Explosion de la consommation de données mobiles en itinérance

A ce sujet, le Parlement européen avait anticipé la manoeuvre. Il a défini des tarifs maximum pour les grandes entreprises que les opérateurs peuvent prendre en compte si leurs clients utilisent leur téléphone à l’étranger. Ces nouveaux plans tarifaires sont 90% plus bas que ceux appliqués à l’heure actuelle. Cela signifie aussi que les coûts des téléopérateurs liés au roaming diminuent. Le but est de ne plus pouvoir faire de bénéfices sur le roaming à partir de cette année.

Comme l’avance encore Trends-Tendances, la suppression des frais de « roaming » devrait pousser les consommateurs, autrefois frileux, à débloquer leur forfait à l’étranger. La consommation, notamment de données mobiles, devrait donc mécaniquement augmenter. Chez Orange, on s’attend pour l’été prochain à une  » forte augmentation  » de l’utilisation en itinérance, qui compensera  » partiellement  » la disparition des frais de « roaming ». L’opérateur avait déjà réalisé un premier test l’été dernier, en permettant à ses clients d’utiliser leur mobile à l’étranger sans frais supplémentaires. Résultat : le volume total de données utilisées en « roaming » avait été multiplié par 15. Orange s’attend à une augmentation encore plus forte lors de l’été 2017.

Proximus, de son côté, a choisi de faire un test grandeur nature via sa filiale low cost Scarlet, qui propose depuis avril 2016 des forfaits intégrant anticipativement la suppression des frais de roaming.
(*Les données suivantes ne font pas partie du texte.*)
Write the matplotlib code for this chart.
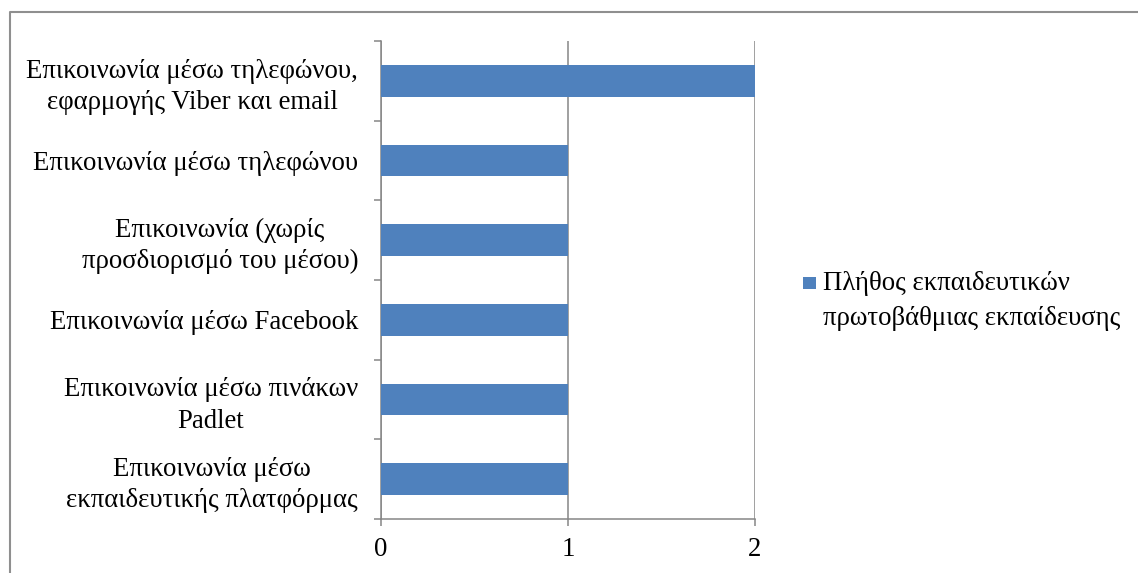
import numpy as np
import matplotlib
matplotlib.use('Agg')
import matplotlib.pyplot as plt
from matplotlib.patches import Rectangle
from matplotlib.lines import Line2D

# Data (Excel order: first category is drawn at the bottom)
categories = ['Επικοινωνία μέσω\nεκπαιδευτικής πλατφόρμας',
              'Επικοινωνία μέσω πινάκων\nPadlet',
              'Επικοινωνία μέσω Facebook',
              'Επικοινωνία (χωρίς\nπροσδιορισμό του μέσου)',
              'Επικοινωνία μέσω τηλεφώνου',
              'Επικοινωνία μέσω τηλεφώνου,\nεφαρμογής Viber και email']
counts      = [1, 1, 1, 1, 1, 2]
series_name = 'Πλήθος εκπαιδευτικών\nπρωτοβάθμιας εκπαίδευσης'
xticks      = [0, 1, 2]

BLUE = '#4F81BD'
GREY = '#868686'
FS   = 19.3

plt.rcParams['font.family'] = ['Liberation Serif', 'DejaVu Serif']

W, H = 1138, 573
fig = plt.figure(figsize=(W/100, H/100), dpi=100)
ax  = fig.add_axes([381/W, 1-519/H, (755-381)/W, (519-41)/H])

pos = np.arange(len(categories))
ax.barh(pos, counts, height=0.4, color=BLUE, zorder=3)

ax.set_xlim(0, 2)
ax.set_ylim(-0.5, len(categories)-0.5)
ax.set_xticks(xticks)
ax.set_xticklabels([str(t) for t in xticks], fontsize=FS)
ax.set_yticks(pos)
ax.set_yticklabels(categories, fontsize=FS, multialignment='center', linespacing=1.32)
ax.set_yticks(np.arange(len(categories)+1)-0.5, minor=True)

ax.tick_params(axis='y', which='major', length=0, pad=16.5)
ax.tick_params(axis='y', which='minor', length=5, width=1.1, color=GREY, direction='out')
ax.tick_params(axis='x', length=5, width=1.1, color=GREY, pad=8)

ax.grid(axis='x', color=GREY, linewidth=1.1, zorder=1)
for s in ['top', 'right']:
    ax.spines[s].set_visible(False)
for s in ['left', 'bottom']:
    ax.spines[s].set_color(GREY)
    ax.spines[s].set_linewidth(1.1)

# legend drawn by hand so the box lines up with the first text line
fig.patches.append(Rectangle((803/W, 1-289/H), 13/W, 12/H, transform=fig.transFigure,
                             facecolor=BLUE, edgecolor='none'))
fig.text(823/W, 1-301/H, series_name, fontsize=FS, va='center', ha='left', linespacing=1.52)

# chart frame (top and left edge visible)
fig.add_artist(Line2D([10/W, 10/W, 1.0], [0.0, 1-12/H, 1-12/H], transform=fig.transFigure,
                      color='#8F8F8F', linewidth=1.5))

plt.savefig('out.png', dpi=100)
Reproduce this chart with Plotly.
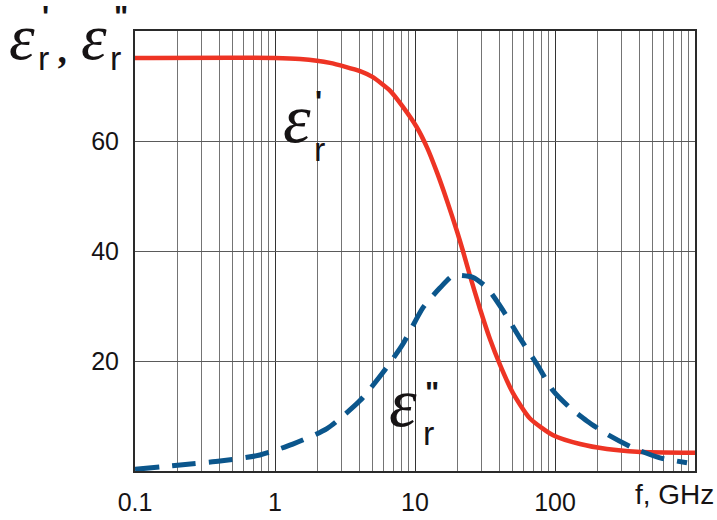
import plotly.graph_objects as go

# ---- data ----
f_real = [0.1, 1, 1.51, 2.47, 4.05, 5.0, 6.6, 8.2, 10.3, 12.2, 14.4, 16.9, 20, 22, 24.7,
          29.1, 34.3, 40.5, 50, 66, 97, 151, 235, 385, 1000]
eps_real = [75.1, 75.1, 74.9, 74.2, 72.7, 71.6, 69.2, 66.2, 62.5, 58.8, 54.2, 49.2, 43.5, 40.0, 35.5,
            29.5, 24.0, 19.3, 14.2, 9.6, 6.5, 4.9, 4.0, 3.5, 3.3]

f_imag = [0.1, 0.21, 0.405, 0.78, 1.34, 2.35, 4.05, 5.9, 8.2, 11.4, 15.1, 18.7, 25.9, 32.7,
          42.5, 56, 74, 97, 128, 169, 235, 361, 562, 877]
eps_imag = [0.3, 1.1, 1.8, 2.9, 4.9, 7.7, 12.8, 17.9, 23.1, 29.7, 33.3, 35.5, 35.2, 33.3,
            29.2, 24.2, 19.5, 14.6, 11.5, 9.1, 6.7, 4.2, 2.4, 1.5]

x_tickvals = [0.1, 1, 10, 100]
x_ticktext = ["0.1", "1", "10", "100"]
x_minor = [m * d for d in [0.1, 1, 10, 100] for m in range(2, 10)]
y_tickvals = [20, 40, 60]

RED = "#ee3424"
BLUE = "#0b568c"
TXT = "#161314"
NARROW = "Liberation Sans Narrow, Arial Narrow, sans-serif"
SERIF = "Liberation Serif, Times New Roman, serif"

W, H = 717, 520
L, R, T, B = 135, 22, 31, 49
PW, PH = W - L - R, H - T - B


def px(x):
    return (x - L) / PW


def py(y):
    return (H - B - y) / PH


fig = go.Figure()
fig.add_trace(go.Scatter(x=f_real, y=eps_real, mode="lines",
                         line=dict(color=RED, width=4.5, shape="spline", smoothing=0.6),
                         hoverinfo="skip", showlegend=False))
fig.add_trace(go.Scatter(x=f_imag, y=eps_imag, mode="lines",
                         line=dict(color=BLUE, width=5, dash="24px,13px", shape="spline", smoothing=0.6),
                         hoverinfo="skip", showlegend=False))

annotations = []


def ann(text, x, y, size, family, color=TXT, italic=False, bold=False, xanchor="center", yanchor="middle"):
    t = text
    if bold:
        t = f"<b>{t}</b>"
    if italic:
        t = f"<i>{t}</i>"
    annotations.append(dict(text=t, x=px(x), y=py(y), xref="paper", yref="paper",
                            showarrow=False, xanchor=xanchor, yanchor=yanchor,
                            font=dict(size=size, family=family, color=color)))


EPS = 70
EPS_TOP = 65
RS = 34
PS = 30
# top-left axis title
ann("ε", 22, 37, EPS_TOP, SERIF, italic=True)
ann("r", 43, 58, RS, NARROW)
ann("'", 45, 16, PS, NARROW, bold=True)
ann(",", 63, 50, 38, SERIF, italic=True, bold=True)
ann("ε", 94, 37, EPS_TOP, SERIF, italic=True)
ann("r", 115, 58, RS, NARROW)
ann('"', 121, 16, PS, NARROW, bold=True)
# curve labels
ann("ε", 297, 118, EPS, SERIF, italic=True)
ann("r", 319, 149, RS, NARROW)
ann("'", 318, 100, PS, NARROW, bold=True)
ann("ε", 403, 402, EPS, SERIF, italic=True)
ann("r", 428, 433, RS, NARROW)
ann('"', 432, 391, PS, NARROW, bold=True)
# x axis unit
ann("f, GHz", 716, 495, 28, NARROW, xanchor="right")

shapes = [
    dict(type="rect", xref="paper", yref="paper", x0=px(277), x1=px(336), y0=py(167), y1=py(82),
         fillcolor="white", line=dict(width=0), layer="between"),
    dict(type="rect", xref="paper", yref="paper", x0=px(388), x1=px(454), y0=py(455), y1=py(366),
         fillcolor="white", line=dict(width=0), layer="between"),
]

fig.update_layout(
    width=W, height=H,
    margin=dict(l=L, r=R, t=T, b=B, pad=0),
    paper_bgcolor="white", plot_bgcolor="white",
    annotations=annotations, shapes=shapes,
    xaxis=dict(type="log", range=[-1, 3], tickvals=x_tickvals, ticktext=x_ticktext,
               automargin=False,
               showgrid=True, gridcolor="#333333", gridwidth=1.2,
               minor=dict(tickvals=x_minor, showgrid=True, gridcolor="#747474", gridwidth=1.4, ticks=""),
               showline=True, mirror=True, linecolor="#2a2a2a", linewidth=2,
               ticks="outside", ticklen=8, tickcolor="rgba(0,0,0,0)",
               tickfont=dict(size=25, family=NARROW, color=TXT), zeroline=False),
    yaxis=dict(range=[0, 80], tickvals=y_tickvals, automargin=False,
               showgrid=True, gridcolor="#5a5a5a", gridwidth=1.3,
               showline=True, mirror=True, linecolor="#2a2a2a", linewidth=2,
               ticks="outside", ticklen=9, tickcolor="rgba(0,0,0,0)",
               tickfont=dict(size=25, family=NARROW, color=TXT), zeroline=False),
)

fig.write_html("out.html")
Conclusion de ce test ? La consommation de données mobiles en itinérance a explosé : «  Les clients utilisent l’Internet mobile en roaming comme s’ils étaient chez eux. Sur les appels vocaux et les SMS, l’augmentation est moindre « , confie Lode Cloosen, en charge du roaming chez Proximus à nos confrères de Trends-Tendances.

Les pièges à éviter

Le consommateur a tout intérêt à bien lire les conditions générales applicables à son forfait mobile après la suppression du « roaming » en Europe. Voici quelques astuces à prendre en compte pour ne pas avoir de surprises en découvrant sa facture au retour d’un déplacement professionnel ou des vacances:

  • Le plus grand piège est de croire que les tous les Européens pourront s’appeler mutuellement sans surcoût à partir du 15 juin de n’importe quel endroit où il se trouve. Or, un appel depuis la Belgique vers un pays européen coûtera plus cher que dans le sens inverse. La raison est simple: appeler depuis son propre pays ne relève pas de l’itinérance. Dans le cas où une personne résidant à Bruxelles appelle un contact à Paris, les tarifs internationaux restent d’application. Une surfacturation sera ainsi toujours comptée si l’appel est émis d’un appareil belge vers un numéro français, ou italien, ou anglais, ou un contact résidant en dehors de l’Europe…car il s’agit d’un appel vers l’étranger. Par contre, un Belge qui téléphone depuis Paris vers Bruxelles ne paiera aucun supplément. En résumé, un Belge en Europe (en dehors de la Belgique) peut donc téléphoner vers n’importe quel numéro étranger de l’UE sans surcoût. Recevoir un appel sera aussi gratuit dans toute l’Europe.
  • Attention au cas de la Suisse et d’autres petits états européens tel que Andorre où les frais de roaming sont toujours en vigueur. Les appels émis et facturés dans ces pays spécifiques seront donc facturés hors forfait, rien ne change.
  • La vigilance est aussi de mise si vous passez vos vacances en dehors de l’UE. La mesure ne concerne en effet pas les appels sortants et entrants dans le monde, hors-Europe. Par exemple, pour un appel passé à partir du Maroc ou des USA sur un GSM belge, il sera facturé 1,65 euros la minute. Pour un appel à partir de la Tunisie ou d’un pays d’Amérique du Sud, ce coût peut grimper à plus de 5 euros la minute sans parler des frais aussi facturés pour les appels reçus (de 0,75 centimes à parfois près de 2 euros).
  • L’envoi de MMS reste lui payant et ne profite pas de la suppression des frais de roaming.
  • Un conseil: pour éviter de faire exploser son forfait à l’étranger, il est prudent de télécharger l’application mobile de son opérateur. Elle permet de garder un oeil sur sa consommation et sur d’éventuels dépassements de forfaits.